◆ Stated exercise
Quote from the first line below through the line that contains "import seaborn as sns", both included, and leave the pictures out.

Records with drawing code
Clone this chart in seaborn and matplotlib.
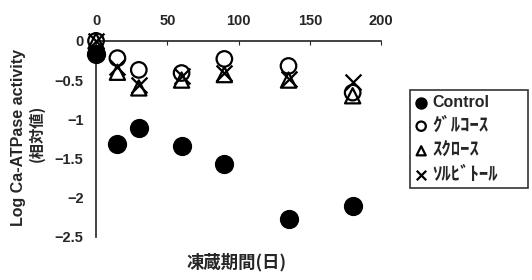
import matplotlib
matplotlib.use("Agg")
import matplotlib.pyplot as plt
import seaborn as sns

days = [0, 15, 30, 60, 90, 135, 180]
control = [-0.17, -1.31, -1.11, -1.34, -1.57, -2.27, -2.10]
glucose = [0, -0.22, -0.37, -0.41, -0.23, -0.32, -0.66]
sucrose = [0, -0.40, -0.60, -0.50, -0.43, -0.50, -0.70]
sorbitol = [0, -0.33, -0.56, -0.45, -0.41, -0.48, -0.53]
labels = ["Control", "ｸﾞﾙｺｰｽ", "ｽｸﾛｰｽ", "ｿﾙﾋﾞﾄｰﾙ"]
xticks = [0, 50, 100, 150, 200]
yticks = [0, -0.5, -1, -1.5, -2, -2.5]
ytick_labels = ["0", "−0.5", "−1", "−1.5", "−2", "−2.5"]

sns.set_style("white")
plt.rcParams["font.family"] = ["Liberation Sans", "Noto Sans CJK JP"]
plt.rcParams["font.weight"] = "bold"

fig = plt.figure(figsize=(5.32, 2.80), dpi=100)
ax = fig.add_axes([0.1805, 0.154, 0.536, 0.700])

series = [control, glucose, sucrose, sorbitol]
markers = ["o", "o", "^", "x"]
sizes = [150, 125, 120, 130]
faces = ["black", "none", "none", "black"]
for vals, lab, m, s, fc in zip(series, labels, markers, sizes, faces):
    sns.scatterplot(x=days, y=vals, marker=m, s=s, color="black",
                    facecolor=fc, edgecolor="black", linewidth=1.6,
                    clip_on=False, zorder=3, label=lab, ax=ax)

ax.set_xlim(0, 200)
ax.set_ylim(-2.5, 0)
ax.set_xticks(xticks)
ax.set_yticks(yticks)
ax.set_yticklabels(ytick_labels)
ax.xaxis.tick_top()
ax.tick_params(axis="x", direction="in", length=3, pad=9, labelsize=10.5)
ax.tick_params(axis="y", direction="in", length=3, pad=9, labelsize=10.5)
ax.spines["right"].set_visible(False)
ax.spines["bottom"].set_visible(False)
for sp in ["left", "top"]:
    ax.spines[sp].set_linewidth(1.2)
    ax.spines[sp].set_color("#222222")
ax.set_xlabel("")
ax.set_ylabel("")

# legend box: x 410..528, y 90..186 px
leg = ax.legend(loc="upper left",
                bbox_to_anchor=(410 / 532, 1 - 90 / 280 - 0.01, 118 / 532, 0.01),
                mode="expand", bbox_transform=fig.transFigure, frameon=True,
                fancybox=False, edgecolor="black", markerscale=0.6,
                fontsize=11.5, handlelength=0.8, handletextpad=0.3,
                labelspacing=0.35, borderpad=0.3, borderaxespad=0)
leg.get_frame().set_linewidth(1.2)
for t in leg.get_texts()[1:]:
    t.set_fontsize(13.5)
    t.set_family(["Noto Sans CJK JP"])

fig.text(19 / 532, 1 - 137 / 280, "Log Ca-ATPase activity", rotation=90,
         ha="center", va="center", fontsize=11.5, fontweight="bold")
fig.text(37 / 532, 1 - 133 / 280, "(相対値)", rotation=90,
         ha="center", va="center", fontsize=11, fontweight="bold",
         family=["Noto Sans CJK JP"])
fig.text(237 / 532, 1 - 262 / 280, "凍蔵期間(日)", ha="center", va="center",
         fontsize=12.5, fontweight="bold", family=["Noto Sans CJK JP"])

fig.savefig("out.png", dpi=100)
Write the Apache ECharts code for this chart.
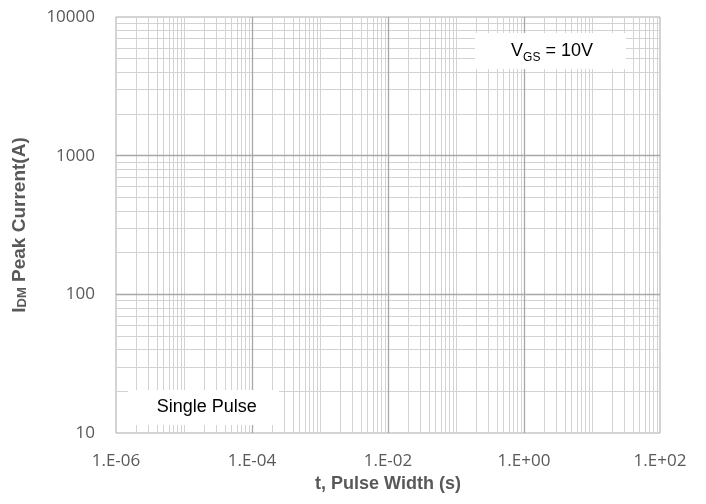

◆ Final result
Clone this chart in seaborn and matplotlib.
import matplotlib
matplotlib.use("Agg")
import matplotlib.pyplot as plt
import seaborn as sns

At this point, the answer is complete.